D'autre part, la conquête d'Azovstal est une victoire importante pour la Russie. Après avoir pris le contrôle de la ville côtière de Mariupol, Moscou a renforcé son emprise sur le corridor terrestre reliant la Crimée au Donbas, la région où elle concentre désormais ses efforts. Ces derniers jours, l'armée russe a confirmé la conquête de Lyman dans l'oblast de Donetsk et de Severodonetsk dans celui de Lugansk.
L'Ukraine, pour sa part, a réalisé des gains importants à Kherson et Kharkov. Dans le même temps, le système judiciaire ukrainien a déjà entamé les procès de soldats russes accusés de crimes de guerre. Vadim Shishimarin, 21 ans, est le premier militaire russe à être jugé en Ukraine. Shishimarin, qui a plaidé coupable du meurtre d'un civil non armé, a été condamné à la prison à vie par un tribunal de Kiev.
La guerre en Ukraine a eu un impact mondial. Premièrement, Poutine a trouvé l'Europe plus forte et plus unie que jamais. Récemment, les Vingt-sept ont convenu d'un embargo partiel sur le pétrole russe, ainsi que d'un sixième train de sanctions contre la Russie.
L'OTAN a également été renforcée.

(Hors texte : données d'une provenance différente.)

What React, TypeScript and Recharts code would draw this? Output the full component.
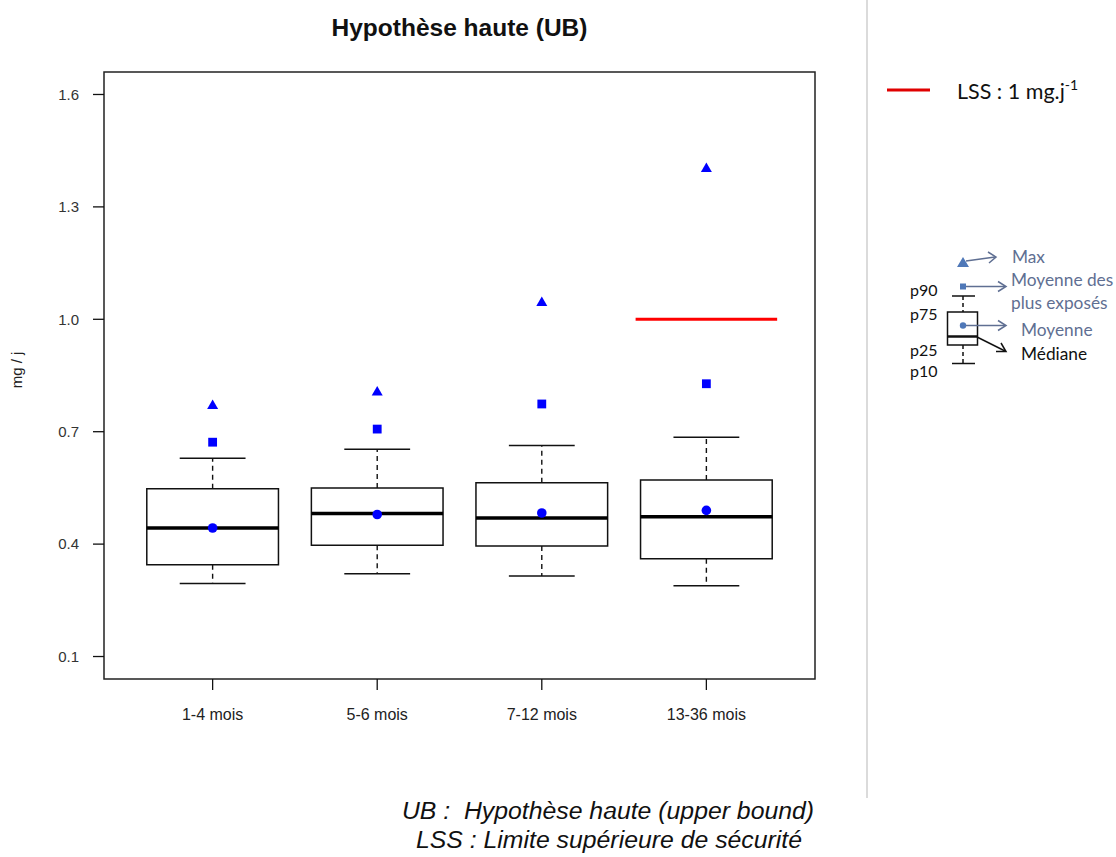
import React from 'react';
import { ScatterChart, Scatter, XAxis, YAxis, ReferenceArea, ReferenceLine } from 'recharts';

const categories = ['1-4 mois', '5-6 mois', '7-12 mois', '13-36 mois'];
const p10 = [0.295, 0.321, 0.315, 0.289];
const p25 = [0.345, 0.397, 0.395, 0.361];
const median = [0.443, 0.482, 0.47, 0.473];
const p75 = [0.548, 0.55, 0.564, 0.571];
const p90 = [0.629, 0.653, 0.663, 0.685];
const mean = [0.443, 0.479, 0.483, 0.49];
const meanTop = [0.672, 0.707, 0.774, 0.828];
const maxValues = [0.772, 0.808, 1.047, 1.404];
const lssValue = 1.0;
const lssCategory = 4;
const yTicks = [0.1, 0.4, 0.7, 1.0, 1.3, 1.6];
const xDomain = [0.34, 4.66];
const yDomain = [0.04, 1.66];

const BOX_HALF = 0.4;
const CAP_HALF = 0.2;
const LSS_HALF = 0.43;
const BLUE = '#0000ff';

const meanData = categories.map((c, i) => ({ x: i + 1, y: mean[i] }));
const meanTopData = categories.map((c, i) => ({ x: i + 1, y: meanTop[i] }));
const maxData = categories.map((c, i) => ({ x: i + 1, y: maxValues[i] }));

const circleShape = (p: any) => <circle cx={p.cx} cy={p.cy} r={4.8} fill={BLUE} />;
const squareShape = (p: any) => <rect x={p.cx - 4.4} y={p.cy - 4.4} width={8.8} height={8.8} fill={BLUE} />;
const triangleShape = (p: any) => (
  <polygon points={`${p.cx - 5.5},${p.cy + 4.2} ${p.cx + 5.5},${p.cy + 4.2} ${p.cx},${p.cy - 5.3}`} fill={BLUE} />
);

const FONT = '"Liberation Sans", Arial, sans-serif';
const LFONT = 'Lato, "Noto Sans", sans-serif';
const SLATE = '#5f6f92';
const SLATE_DOT = '#4f78b8';

export default function App() {
  return (
    <div style={{ position: 'absolute', left: 0, top: 0, width: 1116, height: 857, background: '#fff', fontFamily: FONT }}>
      <div style={{ position: 'absolute', left: 0, top: 0 }}>
        <ScatterChart width={860} height={857} margin={{ top: 72, right: 45, bottom: 138, left: 0 }}>
          <XAxis
            type="number"
            dataKey="x"
            domain={xDomain}
            allowDataOverflow
            ticks={[1, 2, 3, 4]}
            tickFormatter={(v: number) => categories[Math.round(v) - 1]}
            tickSize={11}
            tickMargin={19}
            height={40}
            axisLine={false}
            tickLine={{ stroke: '#111', strokeWidth: 1.3 }}
            tick={{ fill: '#222', fontSize: 16, fontFamily: FONT }}
          />
          <YAxis
            type="number"
            dataKey="y"
            domain={yDomain}
            allowDataOverflow
            ticks={yTicks}
            tickFormatter={(v: number) => v.toFixed(1)}
            tickSize={11}
            tickMargin={14}
            width={104}
            axisLine={false}
            tickLine={{ stroke: '#111', strokeWidth: 1.3 }}
            tick={{ fill: '#333', fontSize: 15, fontFamily: FONT }}
          />
          <ReferenceArea
            x1={xDomain[0]}
            x2={xDomain[1]}
            y1={yDomain[0]}
            y2={yDomain[1]}
            fill="none"
            stroke="#222"
            strokeWidth={1.5}
            ifOverflow="visible"
          />
          {categories.map((c, i) => (
            <ReferenceArea
              key={'box' + i}
              x1={i + 1 - BOX_HALF}
              x2={i + 1 + BOX_HALF}
              y1={p25[i]}
              y2={p75[i]}
              fill="none"
              stroke="#111"
              strokeWidth={1.5}
              ifOverflow="visible"
            />
          ))}
          {categories.map((c, i) => (
            <ReferenceLine
              key={'wu' + i}
              segment={[{ x: i + 1, y: p75[i] }, { x: i + 1, y: p90[i] }]}
              stroke="#111"
              strokeWidth={1.4}
              strokeDasharray="5 4"
              ifOverflow="visible"
            />
          ))}
          {categories.map((c, i) => (
            <ReferenceLine
              key={'wl' + i}
              segment={[{ x: i + 1, y: p25[i] }, { x: i + 1, y: p10[i] }]}
              stroke="#111"
              strokeWidth={1.4}
              strokeDasharray="5 4"
              ifOverflow="visible"
            />
          ))}
          {categories.map((c, i) => (
            <ReferenceLine
              key={'cu' + i}
              segment={[{ x: i + 1 - CAP_HALF, y: p90[i] }, { x: i + 1 + CAP_HALF, y: p90[i] }]}
              stroke="#111"
              strokeWidth={1.5}
              ifOverflow="visible"
            />
          ))}
          {categories.map((c, i) => (
            <ReferenceLine
              key={'cl' + i}
              segment={[{ x: i + 1 - CAP_HALF, y: p10[i] }, { x: i + 1 + CAP_HALF, y: p10[i] }]}
              stroke="#111"
              strokeWidth={1.5}
              ifOverflow="visible"
            />
          ))}
          {categories.map((c, i) => (
            <ReferenceLine
              key={'med' + i}
              segment={[{ x: i + 1 - BOX_HALF, y: median[i] }, { x: i + 1 + BOX_HALF, y: median[i] }]}
              stroke="#000"
              strokeWidth={3.5}
              ifOverflow="visible"
            />
          ))}
          <ReferenceLine
            segment={[{ x: lssCategory - LSS_HALF, y: lssValue }, { x: lssCategory + LSS_HALF, y: lssValue }]}
            stroke="#ff0000"
            strokeWidth={3}
            ifOverflow="visible"
          />
          <Scatter data={meanData} shape={circleShape} isAnimationActive={false} />
          <Scatter data={meanTopData} shape={squareShape} isAnimationActive={false} />
          <Scatter data={maxData} shape={triangleShape} isAnimationActive={false} />
        </ScatterChart>
      </div>
      <svg width={1116} height={857} style={{ position: 'absolute', left: 0, top: 0, pointerEvents: 'none' }}>
        <text x={459.5} y={36} textAnchor="middle" fontSize={24.5} fontWeight="bold" fill="#111" fontFamily={FONT}>
          Hypothèse haute (UB)
        </text>
        <text x={0} y={0} transform="translate(22,370) rotate(-90)" textAnchor="middle" fontSize={15} fill="#222" fontFamily={FONT}>
          mg / j
        </text>
        <line x1={867} y1={0} x2={867} y2={798} stroke="#cfcfcf" strokeWidth={1.5} />

        <line x1={887} y1={90} x2={930} y2={90} stroke="#e00000" strokeWidth={3} />
        <text x={957} y={99} fontSize={21.5} fill="#111" fontFamily={LFONT}>
          LSS : 1 mg.j<tspan dy={-9} fontSize={14}>-1</tspan>
        </text>

        {/* mini boxplot key */}
        <polygon points="957,267 969,267 963,257" fill={SLATE_DOT} />
        <line x1={966} y1={261} x2={995} y2={257} stroke={SLATE} strokeWidth={1.5} />
        <polyline points="988,252 996,257 989,263" fill="none" stroke={SLATE} strokeWidth={1.5} />
        <text x={1012} y={263} fontSize={17.3} fill={SLATE} fontFamily={LFONT}>Max</text>

        <rect x={960} y={283.5} width={6} height={6} fill={SLATE_DOT} />
        <line x1={966} y1={286.5} x2={1005} y2={286.5} stroke={SLATE} strokeWidth={1.5} />
        <polyline points="998,281.5 1006,286.5 998,291.5" fill="none" stroke={SLATE} strokeWidth={1.5} />
        <text x={1011} y={286} fontSize={17.3} fill={SLATE} fontFamily={LFONT}>Moyenne des</text>
        <text x={1011} y={309} fontSize={17.3} fill={SLATE} fontFamily={LFONT}>plus exposés</text>

        <line x1={952} y1={296} x2={975} y2={296} stroke="#111" strokeWidth={1.5} />
        <line x1={963} y1={296} x2={963} y2={312} stroke="#111" strokeWidth={1.5} strokeDasharray="4 3" />
        <rect x={947.5} y={312} width={30} height={33} fill="none" stroke="#111" strokeWidth={1.5} />
        <line x1={947.5} y1={336.5} x2={977.5} y2={336.5} stroke="#111" strokeWidth={2.5} />
        <line x1={963} y1={345} x2={963} y2={363} stroke="#111" strokeWidth={1.5} strokeDasharray="4 3" />
        <line x1={952} y1={363.5} x2={975} y2={363.5} stroke="#111" strokeWidth={1.5} />
        <circle cx={963} cy={325.5} r={3.2} fill={SLATE_DOT} />
        <line x1={966} y1={325.5} x2={1005} y2={325.5} stroke={SLATE} strokeWidth={1.5} />
        <polyline points="998,320.5 1006,325.5 998,330.5" fill="none" stroke={SLATE} strokeWidth={1.5} />
        <text x={1021} y={336} fontSize={17.3} fill={SLATE} fontFamily={LFONT}>Moyenne</text>
        <line x1={977} y1={337} x2={1005} y2={351} stroke="#111" strokeWidth={1.5} />
        <polyline points="996,351.5 1006,351.5 1001,343" fill="none" stroke="#111" strokeWidth={1.5} />
        <text x={1021} y={360} fontSize={17.3} fill="#111" fontFamily={LFONT}>Médiane</text>

        <text x={910} y={296} fontSize={16} fill="#111" fontFamily={LFONT}>p90</text>
        <text x={910} y={320} fontSize={16} fill="#111" fontFamily={LFONT}>p75</text>
        <text x={910} y={356} fontSize={16} fill="#111" fontFamily={LFONT}>p25</text>
        <text x={910} y={377} fontSize={16} fill="#111" fontFamily={LFONT}>p10</text>

        <text x={608} y={819} textAnchor="middle" fontSize={24.8} fontStyle="italic" fill="#111" fontFamily={FONT} style={{ whiteSpace: 'pre' }}>
          {'UB :  Hypothèse haute (upper bound)'}
        </text>
        <text x={609} y={848} textAnchor="middle" fontSize={24.8} fontStyle="italic" fill="#111" fontFamily={FONT}>
          LSS : Limite supérieure de sécurité
        </text>
      </svg>
    </div>
  );
}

Des pays comme la Suède et la Finlande se sont même avancés et ont demandé à rejoindre l'alliance, abandonnant leur neutralité défensive et faisant fi des menaces de Moscou.
Cependant, la guerre a également déclenché une nouvelle crise des réfugiés sur le continent et menace une crise alimentaire mondiale majeure.